>>>>

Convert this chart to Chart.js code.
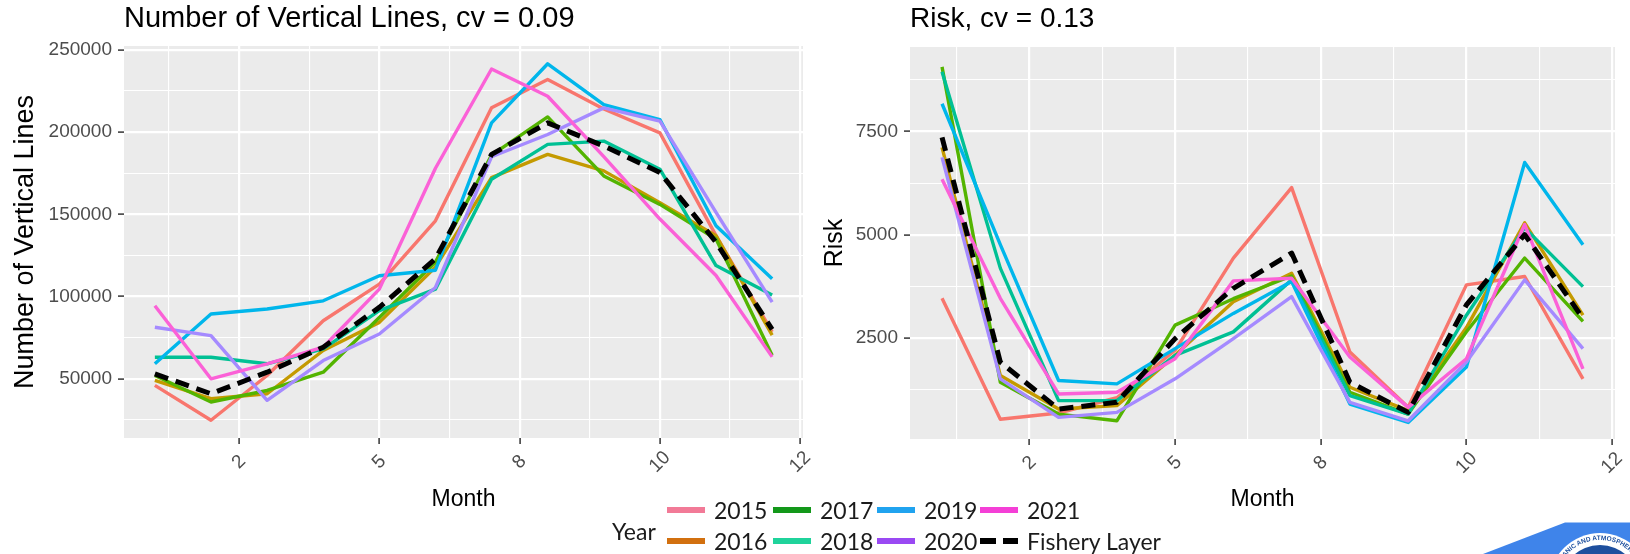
<!DOCTYPE html>
<html>
<head>
<meta charset="utf-8">
<script src="https://cdn.jsdelivr.net/npm/chart.js@4.4.1/dist/chart.umd.min.js"></script>
<style>
  html, body { margin: 0; padding: 0; background: #ffffff; }
  body { width: 1630px; height: 554px; position: relative; overflow: hidden; }
  canvas { position: absolute; top: 0; }
  #cvLines { left: 0; }
  #cvRisk { left: 815px; }
  #legend { position: absolute; left: 0; top: 0; width: 1630px; height: 554px;
            font-family: Lato, "Open Sans", "Noto Sans", sans-serif; font-size: 23px; color: #1b1b1b; }
  #legend .lbl { position: absolute; line-height: 26px; transform: translateY(-50%); white-space: nowrap; }
  #legend .sw { position: absolute; width: 38px; height: 6px; transform: translateY(-50%); }
  #logo { position: absolute; left: 0; top: 0; pointer-events: none; }
</style>
</head>
<body>
<canvas id="cvLines" width="815" height="554"></canvas>
<canvas id="cvRisk" width="815" height="554"></canvas>
<div id="legend"></div>
<svg id="logo" width="1630" height="554" viewBox="0 0 1630 554">
  <polygon points="1483,554 1565,522.5 1630,522.5 1630,554" fill="#3f84ea"/>
  <circle cx="1600" cy="584" r="51" fill="#ffffff"/>
  <circle cx="1600" cy="584" r="39" fill="#1d4f9e"/>
  <path id="sealArc" d="M 1568.9 615.1 A 44 44 0 1 1 1631.1 615.1" fill="none"/>
  <text font-family="Liberation Sans, Arial, sans-serif" font-size="6.5" font-weight="bold" fill="#1d4f9e">
    <textPath href="#sealArc" startOffset="14">NATIONAL OCEANIC AND ATMOSPHERIC ADMINISTRATION</textPath>
  </text>
</svg>
<script>
// ---- data -------------------------------------------------------------
const MONTHS = [1, 2, 3, 4, 5, 6, 7, 8, 9, 10, 11, 12];
const YEARS = ['2015', '2016', '2017', '2018', '2019', '2020', '2021'];
const LAYER_NAME = 'Fishery Layer';

// Number of vertical lines per month
const lines2015 = [46000, 24800, 52000, 85300, 107500, 146000, 214700, 232000, 214000, 199500, 137000, 78500];
const lines2016 = [49000, 37900, 40900, 67200, 84300, 118000, 172300, 186400, 176400, 157000, 137000, 76500];
const lines2017 = [52000, 35900, 42900, 54000, 87300, 121000, 186000, 209200, 173300, 156000, 135000, 64300];
const lines2018 = [63100, 63100, 59100, 68200, 91400, 104500, 171300, 192500, 194500, 177400, 118800, 101000];
const lines2019 = [59100, 89400, 92400, 97400, 112600, 116000, 205600, 241500, 216700, 207600, 143000, 110800];
const lines2020 = [81300, 76200, 36900, 61100, 77200, 105500, 185000, 198500, 214700, 206600, 151100, 96600];
const lines2021 = [94400, 50000, 59100, 69200, 104500, 178000, 238300, 221750, 185000, 147100, 112800, 63300];
const linesLayer = [53000, 40900, 54000, 69200, 93400, 122900, 186400, 205600, 191500, 175400, 133000, 80000];

// Risk per month
const risk2015 = [3460, 530, 680, 1050, 2200, 4435, 6142, 2159, 817, 3785, 3988, 1508];
const risk2016 = [7118, 1589, 776, 858, 2077, 3378, 4069, 1305, 736, 2750, 5289, 3053];
const risk2017 = [9069, 1427, 654, 492, 2809, 3450, 4000, 1183, 654, 2650, 4435, 2900];
const risk2018 = [8950, 4191, 980, 980, 2077, 2646, 3906, 1102, 654, 3050, 5167, 3744];
const risk2019 = [8175, 4760, 1467, 1386, 2240, 3094, 3866, 898, 450, 1793, 6752, 4760];
const risk2020 = [6874, 1508, 573, 695, 1508, 2484, 3500, 939, 492, 1915, 3906, 2240];
const risk2021 = [6345, 3459, 1142, 1183, 1996, 3882, 3947, 2037, 817, 1996, 5248, 1752];
const riskLayer = [7362, 1915, 776, 939, 2484, 3703, 4557, 1427, 695, 3300, 5004, 2972];

// axis breaks and their labels
const X_BREAKS = [2.5, 5, 7.5, 10, 12.5];
const X_MINOR = [1.25, 3.75, 6.25, 8.75, 11.25];
const X_TICK_LABELS = ['2', '5', '8', '10', '12'];
const LINES_Y_BREAKS = [50000, 100000, 150000, 200000, 250000];
const LINES_Y_MINOR = [25000, 75000, 125000, 175000, 225000];
const RISK_Y_BREAKS = [2500, 5000, 7500];
const RISK_Y_MINOR = [1250, 3750, 6250, 8750];

// ---- styling ------------------------------------------------------------
const YEAR_COLORS = ['#F8766D', '#C49A00', '#53B400', '#00C094', '#00B6EB', '#A58AFF', '#FB61D7'];
const LEGEND_COLORS = ['#f27a97', '#d2700f', '#13981a', '#1fd39b', '#20a3ef', '#9a49f3', '#f43fd6'];
const FONT = '"Liberation Sans", Arial, Helvetica, sans-serif';
const PANEL_BG = '#EBEBEB';
const AXIS_TEXT = '#4D4D4D';

function toPoints(values) {
  return MONTHS.map((m, i) => ({ x: m, y: values[i] }));
}

function buildDatasets(yearSeries, layerSeries) {
  const sets = yearSeries.map((vals, i) => ({
    label: YEARS[i],
    data: toPoints(vals),
    borderColor: YEAR_COLORS[i],
    borderWidth: 3.4,
    borderJoinStyle: 'round',
    pointRadius: 0,
    tension: 0,
    fill: false,
    order: YEARS.length - i
  }));
  sets.push({
    label: LAYER_NAME,
    data: toPoints(layerSeries),
    borderColor: '#000000',
    borderWidth: 5,
    borderDash: [14, 8],
    borderCapStyle: 'butt',
    borderJoinStyle: 'round',
    pointRadius: 0,
    tension: 0,
    fill: false,
    order: 0
  });
  return sets;
}

function tickList(major, minor) {
  return major.map(v => ({ value: v, major: true }))
    .concat(minor.map(v => ({ value: v, major: false })))
    .sort((a, b) => a.value - b.value);
}

const isMajor = ctx => !!(ctx.tick && ctx.tick.major);

const panelBackground = {
  id: 'panelBackground',
  beforeDraw(chart) {
    const { ctx, chartArea: a } = chart;
    ctx.save();
    ctx.fillStyle = PANEL_BG;
    ctx.fillRect(a.left, a.top, a.right - a.left, a.bottom - a.top);
    ctx.restore();
  }
};

// month labels set at 45 degrees, centred under their tick marks
const rotatedMonthLabels = {
  id: 'rotatedMonthLabels',
  afterDraw(chart) {
    const { ctx, chartArea: a } = chart;
    const xs = chart.scales.x;
    ctx.save();
    ctx.fillStyle = AXIS_TEXT;
    ctx.font = '19px ' + FONT;
    ctx.textAlign = 'center';
    ctx.textBaseline = 'middle';
    X_BREAKS.forEach((v, i) => {
      const px = xs.getPixelForValue(v);
      ctx.save();
      ctx.translate(px, a.bottom + 24);
      ctx.rotate(-Math.PI / 4);
      ctx.fillText(X_TICK_LABELS[i], 0, 0);
      ctx.restore();
    });
    ctx.restore();
  }
};

const panelHeading = {
  id: 'panelHeading',
  afterDraw(chart, args, opts) {
    const { ctx, chartArea: a } = chart;
    ctx.save();
    ctx.fillStyle = '#000000';
    ctx.font = opts.size + 'px ' + FONT;
    ctx.textAlign = 'left';
    ctx.textBaseline = 'middle';
    ctx.fillText(opts.text, a.left, 19);
    ctx.restore();
  }
};

function makePanel(canvasId, cfg) {
  return new Chart(document.getElementById(canvasId), {
    type: 'line',
    data: { datasets: buildDatasets(cfg.years, cfg.layer) },
    options: {
      responsive: false,
      animation: false,
      devicePixelRatio: 1,
      events: [],
      layout: { padding: { top: cfg.top, right: cfg.right, left: 0, bottom: 0 } },
      plugins: {
        legend: { display: false },
        tooltip: { enabled: false },
        title: { display: false },
        panelHeading: { text: cfg.title, size: cfg.titleSize }
      },
      scales: {
        x: {
          type: 'linear',
          min: 0.45,
          max: 12.55,
          afterBuildTicks: s => { s.ticks = tickList(X_BREAKS, X_MINOR); },
          afterFit: s => { s.height = cfg.xHeight; },
          border: { display: false },
          grid: {
            color: '#ffffff',
            lineWidth: ctx => isMajor(ctx) ? 2.2 : 1.1,
            drawTicks: true,
            tickLength: 6,
            tickWidth: 1.5,
            tickColor: ctx => isMajor(ctx) ? '#333333' : 'rgba(0,0,0,0)'
          },
          ticks: { display: false },
          title: {
            display: true,
            text: 'Month',
            color: '#000000',
            font: { family: FONT, size: 23 },
            padding: { top: 0, bottom: 41 }
          }
        },
        y: {
          type: 'linear',
          min: cfg.yMin,
          max: cfg.yMax,
          afterBuildTicks: s => { s.ticks = tickList(cfg.yBreaks, cfg.yMinor); },
          afterFit: s => { s.width = cfg.yWidth; },
          border: { display: false },
          grid: {
            color: '#ffffff',
            lineWidth: ctx => isMajor(ctx) ? 2.2 : 1.1,
            drawTicks: true,
            tickLength: 6,
            tickWidth: 1.5,
            tickColor: ctx => isMajor(ctx) ? '#333333' : 'rgba(0,0,0,0)'
          },
          ticks: {
            color: AXIS_TEXT,
            font: { family: FONT, size: 19 },
            padding: 6,
            callback: (value, index, ticks) => (ticks[index] && ticks[index].major) ? String(value) : ''
          },
          title: {
            display: true,
            text: cfg.yTitle,
            color: '#000000',
            font: { family: FONT, size: cfg.yTitleSize },
            padding: { top: cfg.yTitlePad, bottom: 0 }
          }
        }
      }
    },
    plugins: [panelBackground, rotatedMonthLabels, panelHeading]
  });
}

makePanel('cvLines', {
  title: 'Number of Vertical Lines, cv = 0.09',
  titleSize: 29,
  yTitle: 'Number of Vertical Lines',
  yTitleSize: 27,
  years: [lines2015, lines2016, lines2017, lines2018, lines2019, lines2020, lines2021],
  layer: linesLayer,
  yMin: 14000, yMax: 252300,
  yBreaks: LINES_Y_BREAKS, yMinor: LINES_Y_MINOR,
  top: 46, right: 12, yWidth: 124, xHeight: 116, yTitlePad: 9
});

makePanel('cvRisk', {
  title: 'Risk, cv = 0.13',
  titleSize: 28,
  yTitle: 'Risk',
  yTitleSize: 25,
  years: [risk2015, risk2016, risk2017, risk2018, risk2019, risk2020, risk2021],
  layer: riskLayer,
  yMin: 50, yMax: 9550,
  yBreaks: RISK_Y_BREAKS, yMinor: RISK_Y_MINOR,
  top: 47, right: 15, yWidth: 95, xHeight: 115, yTitlePad: 5
});

// ---- shared legend ------------------------------------------------------
(function buildLegend() {
  const host = document.getElementById('legend');
  const colX = [667, 773, 877, 980];
  const rowY = [510, 541];
  const title = document.createElement('div');
  title.className = 'lbl';
  title.textContent = 'Year';
  title.style.left = '612px';
  title.style.top = '531px';
  host.appendChild(title);

  const entries = YEARS.map((y, i) => ({ name: y, color: LEGEND_COLORS[i], dashed: false }));
  entries.push({ name: LAYER_NAME, color: '#000000', dashed: true });

  entries.forEach((e, i) => {
    const col = Math.floor(i / 2), row = i % 2;
    const sw = document.createElement('div');
    sw.className = 'sw';
    sw.style.left = colX[col] + 'px';
    sw.style.top = rowY[row] + 'px';
    sw.style.background = e.dashed
      ? 'linear-gradient(to right, #000 0px, #000 16px, transparent 16px, transparent 23px, #000 23px, #000 38px)'
      : e.color;
    host.appendChild(sw);
    const t = document.createElement('div');
    t.className = 'lbl';
    t.textContent = e.name;
    t.style.left = (colX[col] + 47) + 'px';
    t.style.top = rowY[row] + 'px';
    host.appendChild(t);
  });
})();
</script>
</body>
</html>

<<<<

GIVEN REQUEST: Starting at the top of the listing above, reproduce each line up to and including the one with "const LAYER_NAME = 'Fishery Layer';"; omit the pictures.

EXERCISE ANSWER:
Convert this chart to Chart.js code.
<!DOCTYPE html>
<html>
<head>
<meta charset="utf-8">
<script src="https://cdn.jsdelivr.net/npm/chart.js@4.4.1/dist/chart.umd.min.js"></script>
<style>
  html, body { margin: 0; padding: 0; background: #ffffff; }
  body { width: 1630px; height: 554px; position: relative; overflow: hidden; }
  canvas { position: absolute; top: 0; }
  #cvLines { left: 0; }
  #cvRisk { left: 815px; }
  #legend { position: absolute; left: 0; top: 0; width: 1630px; height: 554px;
            font-family: Lato, "Open Sans", "Noto Sans", sans-serif; font-size: 23px; color: #1b1b1b; }
  #legend .lbl { position: absolute; line-height: 26px; transform: translateY(-50%); white-space: nowrap; }
  #legend .sw { position: absolute; width: 38px; height: 6px; transform: translateY(-50%); }
  #logo { position: absolute; left: 0; top: 0; pointer-events: none; }
</style>
</head>
<body>
<canvas id="cvLines" width="815" height="554"></canvas>
<canvas id="cvRisk" width="815" height="554"></canvas>
<div id="legend"></div>
<svg id="logo" width="1630" height="554" viewBox="0 0 1630 554">
  <polygon points="1483,554 1565,522.5 1630,522.5 1630,554" fill="#3f84ea"/>
  <circle cx="1600" cy="584" r="51" fill="#ffffff"/>
  <circle cx="1600" cy="584" r="39" fill="#1d4f9e"/>
  <path id="sealArc" d="M 1568.9 615.1 A 44 44 0 1 1 1631.1 615.1" fill="none"/>
  <text font-family="Liberation Sans, Arial, sans-serif" font-size="6.5" font-weight="bold" fill="#1d4f9e">
    <textPath href="#sealArc" startOffset="14">NATIONAL OCEANIC AND ATMOSPHERIC ADMINISTRATION</textPath>
  </text>
</svg>
<script>
// ---- data -------------------------------------------------------------
const MONTHS = [1, 2, 3, 4, 5, 6, 7, 8, 9, 10, 11, 12];
const YEARS = ['2015', '2016', '2017', '2018', '2019', '2020', '2021'];
const LAYER_NAME = 'Fishery Layer';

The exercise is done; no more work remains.